### The request
Omitting the pictures, copy exactly each line from the one containing "Rebuild this chart" up to and including the one containing "var yTicks = [0, 0.005, 0.01, 0.015, 0.02, 0.025];".
====== Dataset records
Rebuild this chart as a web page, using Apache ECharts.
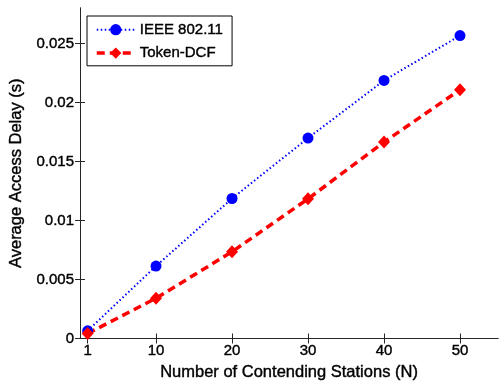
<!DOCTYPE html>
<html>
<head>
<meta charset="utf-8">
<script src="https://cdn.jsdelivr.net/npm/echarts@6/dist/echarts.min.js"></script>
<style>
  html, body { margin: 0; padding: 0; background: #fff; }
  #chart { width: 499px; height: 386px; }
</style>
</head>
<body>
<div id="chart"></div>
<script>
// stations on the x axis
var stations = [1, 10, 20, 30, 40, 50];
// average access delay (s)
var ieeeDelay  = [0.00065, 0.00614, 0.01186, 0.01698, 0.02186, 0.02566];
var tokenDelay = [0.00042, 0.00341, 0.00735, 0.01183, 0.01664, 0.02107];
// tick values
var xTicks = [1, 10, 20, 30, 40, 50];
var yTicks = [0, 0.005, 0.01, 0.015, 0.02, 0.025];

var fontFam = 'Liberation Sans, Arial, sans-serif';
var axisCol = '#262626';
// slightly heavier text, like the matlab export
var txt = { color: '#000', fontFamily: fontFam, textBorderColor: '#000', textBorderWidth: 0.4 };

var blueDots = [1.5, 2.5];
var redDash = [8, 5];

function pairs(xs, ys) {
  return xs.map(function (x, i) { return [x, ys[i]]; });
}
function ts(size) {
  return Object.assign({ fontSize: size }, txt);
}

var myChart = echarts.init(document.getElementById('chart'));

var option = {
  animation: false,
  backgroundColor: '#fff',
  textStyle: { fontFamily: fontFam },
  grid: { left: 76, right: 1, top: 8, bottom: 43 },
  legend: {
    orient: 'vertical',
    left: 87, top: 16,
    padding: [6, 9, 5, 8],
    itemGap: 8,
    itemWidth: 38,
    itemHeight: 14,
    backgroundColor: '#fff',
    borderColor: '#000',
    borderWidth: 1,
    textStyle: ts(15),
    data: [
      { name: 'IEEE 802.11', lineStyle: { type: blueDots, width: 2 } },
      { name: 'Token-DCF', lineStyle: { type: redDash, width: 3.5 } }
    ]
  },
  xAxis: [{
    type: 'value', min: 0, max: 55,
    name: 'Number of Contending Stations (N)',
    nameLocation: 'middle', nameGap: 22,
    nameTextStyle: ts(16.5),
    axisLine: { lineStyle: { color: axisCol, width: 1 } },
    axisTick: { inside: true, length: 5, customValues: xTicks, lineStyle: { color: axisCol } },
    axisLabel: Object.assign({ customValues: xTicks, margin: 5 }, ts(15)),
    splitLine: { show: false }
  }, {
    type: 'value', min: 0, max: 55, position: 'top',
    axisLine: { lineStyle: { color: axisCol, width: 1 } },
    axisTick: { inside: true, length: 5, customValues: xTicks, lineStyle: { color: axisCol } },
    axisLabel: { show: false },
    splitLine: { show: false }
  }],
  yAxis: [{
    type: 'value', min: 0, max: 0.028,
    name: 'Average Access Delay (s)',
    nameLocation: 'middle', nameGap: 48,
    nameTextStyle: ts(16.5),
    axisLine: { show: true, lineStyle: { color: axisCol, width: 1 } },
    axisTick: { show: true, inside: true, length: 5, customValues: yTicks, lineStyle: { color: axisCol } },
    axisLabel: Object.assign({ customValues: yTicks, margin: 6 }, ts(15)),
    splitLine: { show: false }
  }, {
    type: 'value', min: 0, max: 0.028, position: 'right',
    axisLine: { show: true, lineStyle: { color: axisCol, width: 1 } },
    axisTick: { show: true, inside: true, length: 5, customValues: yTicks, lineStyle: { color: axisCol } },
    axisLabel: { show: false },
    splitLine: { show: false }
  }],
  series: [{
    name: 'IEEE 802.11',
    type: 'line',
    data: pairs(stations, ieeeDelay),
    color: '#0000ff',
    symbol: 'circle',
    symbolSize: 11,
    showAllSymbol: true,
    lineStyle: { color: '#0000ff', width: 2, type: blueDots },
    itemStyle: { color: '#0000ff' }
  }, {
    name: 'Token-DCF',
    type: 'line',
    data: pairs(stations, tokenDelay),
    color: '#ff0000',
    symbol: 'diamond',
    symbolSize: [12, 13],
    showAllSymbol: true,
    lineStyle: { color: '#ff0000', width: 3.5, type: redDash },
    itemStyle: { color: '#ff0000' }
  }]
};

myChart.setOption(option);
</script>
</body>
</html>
============
====== Dataset records
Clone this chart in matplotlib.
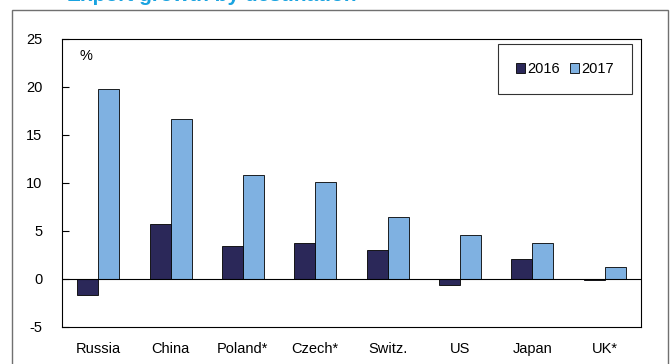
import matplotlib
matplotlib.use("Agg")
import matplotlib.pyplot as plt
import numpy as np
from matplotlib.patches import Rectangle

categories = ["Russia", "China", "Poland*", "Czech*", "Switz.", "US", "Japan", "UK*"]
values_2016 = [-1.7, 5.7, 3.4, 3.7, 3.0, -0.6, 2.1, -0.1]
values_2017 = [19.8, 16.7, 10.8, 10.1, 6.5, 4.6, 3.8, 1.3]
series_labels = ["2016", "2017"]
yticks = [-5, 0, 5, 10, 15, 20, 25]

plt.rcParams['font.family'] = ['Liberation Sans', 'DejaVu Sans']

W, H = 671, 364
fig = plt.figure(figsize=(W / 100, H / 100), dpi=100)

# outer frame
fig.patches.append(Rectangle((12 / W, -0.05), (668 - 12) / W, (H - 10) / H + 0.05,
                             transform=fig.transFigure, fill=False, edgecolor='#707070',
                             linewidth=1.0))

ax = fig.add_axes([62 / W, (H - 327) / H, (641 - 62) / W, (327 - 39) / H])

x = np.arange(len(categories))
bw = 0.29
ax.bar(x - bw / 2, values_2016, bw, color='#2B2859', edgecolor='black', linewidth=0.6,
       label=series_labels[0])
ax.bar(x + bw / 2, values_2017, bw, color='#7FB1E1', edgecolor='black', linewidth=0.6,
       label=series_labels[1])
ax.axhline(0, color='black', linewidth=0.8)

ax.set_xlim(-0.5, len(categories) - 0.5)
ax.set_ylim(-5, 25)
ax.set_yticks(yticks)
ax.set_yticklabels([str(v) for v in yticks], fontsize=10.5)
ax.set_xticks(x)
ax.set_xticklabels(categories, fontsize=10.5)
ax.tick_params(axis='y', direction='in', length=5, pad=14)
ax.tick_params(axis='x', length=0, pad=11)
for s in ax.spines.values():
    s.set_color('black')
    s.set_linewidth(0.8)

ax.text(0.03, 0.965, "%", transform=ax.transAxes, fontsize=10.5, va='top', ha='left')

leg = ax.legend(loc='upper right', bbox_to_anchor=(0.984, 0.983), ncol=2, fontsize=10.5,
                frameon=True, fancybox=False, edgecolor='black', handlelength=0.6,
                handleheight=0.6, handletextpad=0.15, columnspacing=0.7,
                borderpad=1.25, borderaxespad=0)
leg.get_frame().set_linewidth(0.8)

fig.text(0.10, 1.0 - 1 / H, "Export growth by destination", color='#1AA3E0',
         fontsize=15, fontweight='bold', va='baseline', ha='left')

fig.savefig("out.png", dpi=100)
============
### Exercise response
Rebuild this chart as a web page, using Apache ECharts.
<!DOCTYPE html>
<html>
<head>
<meta charset="utf-8">
<script src="https://cdn.jsdelivr.net/npm/echarts@6/dist/echarts.min.js"></script>
<style>
  html, body { margin: 0; padding: 0; background: #fff; }
  #chart { width: 499px; height: 386px; }
</style>
</head>
<body>
<div id="chart"></div>
<script>
// stations on the x axis
var stations = [1, 10, 20, 30, 40, 50];
// average access delay (s)
var ieeeDelay  = [0.00065, 0.00614, 0.01186, 0.01698, 0.02186, 0.02566];
var tokenDelay = [0.00042, 0.00341, 0.00735, 0.01183, 0.01664, 0.02107];
// tick values
var xTicks = [1, 10, 20, 30, 40, 50];
var yTicks = [0, 0.005, 0.01, 0.015, 0.02, 0.025];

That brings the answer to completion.